A lista de ingredientes do  vatapá baiano é diversificada: peixes, pão, fubá, farinha de mandioca, azeite de dendê, leite de coco, castanha de caju, amendoim, camarão, coco, gengibre, cebola, pimenta, coentro, etc. Na África o leite de coco não possui o prestígio que usufrui no Brasil. E apenas em Angola, alguns pratos se aproximam do vatapá, o muambo de galinha e o quitande de peixe. No entanto a receita foi evoluindo, ganhou adição de novos componentes e substituiu outros.
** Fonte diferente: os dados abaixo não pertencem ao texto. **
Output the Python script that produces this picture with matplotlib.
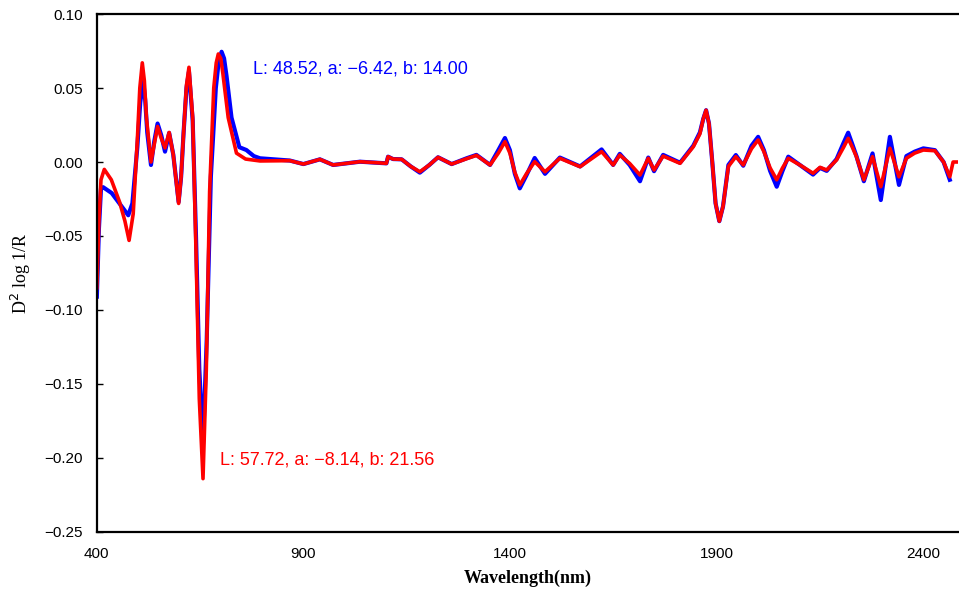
import matplotlib.pyplot as plt

# blue spectrum (L: 48.52)
wl_blue = [400, 405, 410, 415, 436, 460, 476, 486, 498, 505, 512, 517, 522, 531, 539, 547, 556,
           565, 575, 585, 598, 604, 610, 617, 623, 632, 640, 648, 657, 666, 676, 688, 695, 702,
           708, 714, 726, 745, 762, 780, 795, 867, 900, 940, 972, 1037, 1101, 1105, 1117, 1138,
           1160, 1182, 1205, 1226, 1259, 1295, 1319, 1352, 1372, 1388, 1400, 1412, 1424, 1440,
           1460, 1485, 1521, 1570, 1622, 1650, 1666, 1690, 1715, 1735, 1749, 1771, 1812, 1844,
           1860, 1868, 1875, 1882, 1890, 1898, 1907, 1916, 1929, 1947, 1965, 1985, 2001, 2015,
           2030, 2046, 2060, 2074, 2102, 2134, 2151, 2167, 2191, 2208, 2219, 2229, 2239, 2257,
           2278, 2298, 2320, 2342, 2360, 2380, 2401, 2429, 2450, 2465]
d2_blue = [-0.091, -0.045, -0.018, -0.017, -0.021, -0.030, -0.036, -0.028, 0.010, 0.040, 0.055,
           0.042, 0.020, -0.002, 0.014, 0.026, 0.018, 0.007, 0.0196, 0.005, -0.027, -0.010,
           0.020, 0.050, 0.061, 0.028, -0.050, -0.140, -0.190, -0.120, -0.010, 0.050, 0.068,
           0.0745, 0.070, 0.058, 0.030, 0.010, 0.0081, 0.004, 0.0025, 0.001, -0.0014, 0.0018,
           -0.002, 0.0002, -0.0009, 0.0036, 0.002, 0.0018, -0.003, -0.0072, -0.002, 0.0032,
           -0.0014, 0.0025, 0.0048, -0.002, 0.008, 0.0162, 0.008, -0.008, -0.0178, -0.009,
           0.0027, -0.008, 0.003, -0.003, 0.0085, -0.002, 0.0055, -0.002, -0.013, 0.003, -0.0062,
           0.0048, -0.0005, 0.011, 0.020, 0.029, 0.035, 0.026, 0.0, -0.028, -0.040, -0.030,
           -0.002, 0.0047, -0.0025, 0.011, 0.017, 0.008, -0.006, -0.0167, -0.006, 0.0036, -0.002,
           -0.0085, -0.004, -0.006, 0.002, 0.013, 0.0198, 0.012, 0.004, -0.013, 0.0058, -0.0257,
           0.017, -0.0155, 0.004, 0.007, 0.0092, 0.008, 0.000, -0.012]

# red spectrum (L: 57.72)
wl_red = [400, 405, 410, 418, 435, 455, 468, 478, 488, 498, 504, 510, 515, 520, 531, 539, 547,
          556, 565, 575, 585, 598, 604, 610, 617, 623, 632, 640, 648, 657, 665, 673, 683, 689,
          694, 700, 705, 718, 738, 760, 795, 867, 900, 940, 972, 1037, 1101, 1105, 1117, 1138,
          1160, 1182, 1205, 1226, 1259, 1295, 1319, 1352, 1372, 1388, 1400, 1412, 1424, 1440,
          1460, 1485, 1521, 1570, 1622, 1650, 1666, 1690, 1715, 1735, 1749, 1771, 1812, 1844,
          1860, 1868, 1875, 1882, 1890, 1898, 1907, 1916, 1929, 1947, 1965, 1985, 2001, 2015,
          2030, 2046, 2060, 2074, 2102, 2134, 2151, 2167, 2191, 2208, 2219, 2229, 2239, 2257,
          2278, 2298, 2320, 2342, 2360, 2380, 2401, 2429, 2450, 2465, 2473, 2500]
d2_red = [-0.085, -0.040, -0.012, -0.005, -0.012, -0.027, -0.040, -0.053, -0.035, 0.015, 0.050,
          0.067, 0.055, 0.030, 0.000, 0.012, 0.024, 0.016, 0.0095, 0.020, 0.005, -0.028, -0.010,
          0.020, 0.052, 0.064, 0.030, -0.060, -0.160, -0.214, -0.140, -0.020, 0.050, 0.067,
          0.073, 0.070, 0.060, 0.030, 0.006, 0.002, 0.0007, 0.0009, -0.0014, 0.0018, -0.002,
          0.0002, -0.0009, 0.0036, 0.002, 0.0018, -0.003, -0.0066, -0.002, 0.0032, -0.0014,
          0.0022, 0.0045, -0.002, 0.006, 0.0137, 0.006, -0.007, -0.0155, -0.008, 0.0002,
          -0.0066, 0.0025, -0.0032, 0.007, -0.002, 0.0047, -0.001, -0.0088, 0.0025, -0.0054,
          0.004, -0.0009, 0.0103, 0.019, 0.029, 0.035, 0.026, 0.000, -0.028, -0.040, -0.030,
          -0.003, 0.0036, -0.002, 0.009, 0.0149, 0.007, -0.004, -0.012, -0.004, 0.0025, -0.002,
          -0.0076, -0.0036, -0.0054, 0.0014, 0.010, 0.016, 0.010, 0.0036, -0.012, 0.0036,
          -0.0167, 0.0093, -0.010, 0.0025, 0.006, 0.0081, 0.0076, 0.000, -0.010, 0.000, 0.000]

label_blue = 'L: 48.52, a: -6.42, b: 14.00'
label_red = 'L: 57.72, a: -8.14, b: 21.56'

fig = plt.figure(figsize=(9.59, 5.97), dpi=100)
ax = fig.add_axes([0.101, 0.109, 0.898, 0.8675])

ax.plot(wl_blue, d2_blue, color='#0000ff', lw=3.0, solid_joinstyle='round')
ax.plot(wl_red, d2_red, color='#ff0000', lw=2.6, solid_joinstyle='round')

ax.text(778, 0.0595, label_blue.replace('-', '\u2212'), color='#0000ff', fontsize=13,
        family='Liberation Sans', va='baseline')
ax.text(698, -0.2047, label_red.replace('-', '\u2212'), color='#ff0000', fontsize=13,
        family='Liberation Sans', va='baseline')

ax.set_xlim(400, 2485)
ax.set_ylim(-0.25, 0.10)
ax.set_xticks([400, 900, 1400, 1900, 2400])
ax.set_yticks([-0.25, -0.20, -0.15, -0.10, -0.05, 0.00, 0.05, 0.10])
ax.set_yticklabels(['\u22120.25', '\u22120.20', '\u22120.15', '\u22120.10', '\u22120.05',
                    '0.00', '0.05', '0.10'])
ax.tick_params(axis='y', direction='in', length=4, width=1, pad=10, labelsize=11)
ax.tick_params(axis='x', length=0, pad=11, labelsize=11)
for lab in ax.get_xticklabels() + ax.get_yticklabels():
    lab.set_family('Liberation Sans')

for s in ['left', 'bottom', 'top']:
    ax.spines[s].set_linewidth(1.6)
ax.spines['right'].set_visible(False)

ax.set_xlabel('Wavelength(nm)', fontsize=13, family='Liberation Serif', fontweight='bold',
              labelpad=6)
ax.set_ylabel('D$^2$ log 1/R', fontsize=13, family='Liberation Serif', labelpad=8)

fig.savefig('out.png', dpi=100)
O vatapá é um dos recheios do acarajé.
A fama do vatapá vai longe. Dizem os historiadores da vida de Virgulino Lampião, que por superstição, ele não comia vatapá. E que por ordem de Lampião, ninguém do bando podia comer vatapá. Mereceu até receita-canção de Dorival Caymmi: Quem quiser vatapá, ô / Que procure fazer / Primeiro o fubá / Depois o dendê / Procure uma nêga baiana, ô / Que saiba mexer…
Muitos ainda sugerem a origem Yorubá, do vatapá. Mas esta versão foi desmentida por Câmara Cascudo, grande antropólogo e historiador nordestino, que durante uma viagem à África, descobriu que ninguém sequer sabia o que significava essa palavra. E mais, alguns dos alimentos que aqui reconhecemos como africanos, lá são reconhecidos como brasileiros. Assim é com o Vatapá, que o antropólogo afirma ser de origem Tupi. Porém não se encontrou o significado tupi para o vatapá.
Brasil sempre conquista os turistas com alguma particularidade, e nossas iguarias já levaram ilustres personagens ao deleite – quiçá ao pecado da gula. Foi justamente o vatapá a iguaria que agradou um dos maiores gênios da humanidade: Einstein.


Manchete de matéria no O Jornal - 12 de maio de 1925.
Extraída de: MOREIRA, I.C. e VIDEIRA, A.A.P.(Org.) Einstein e o Brasil. Rio de Janeiro: Editora UFRJ, 1995.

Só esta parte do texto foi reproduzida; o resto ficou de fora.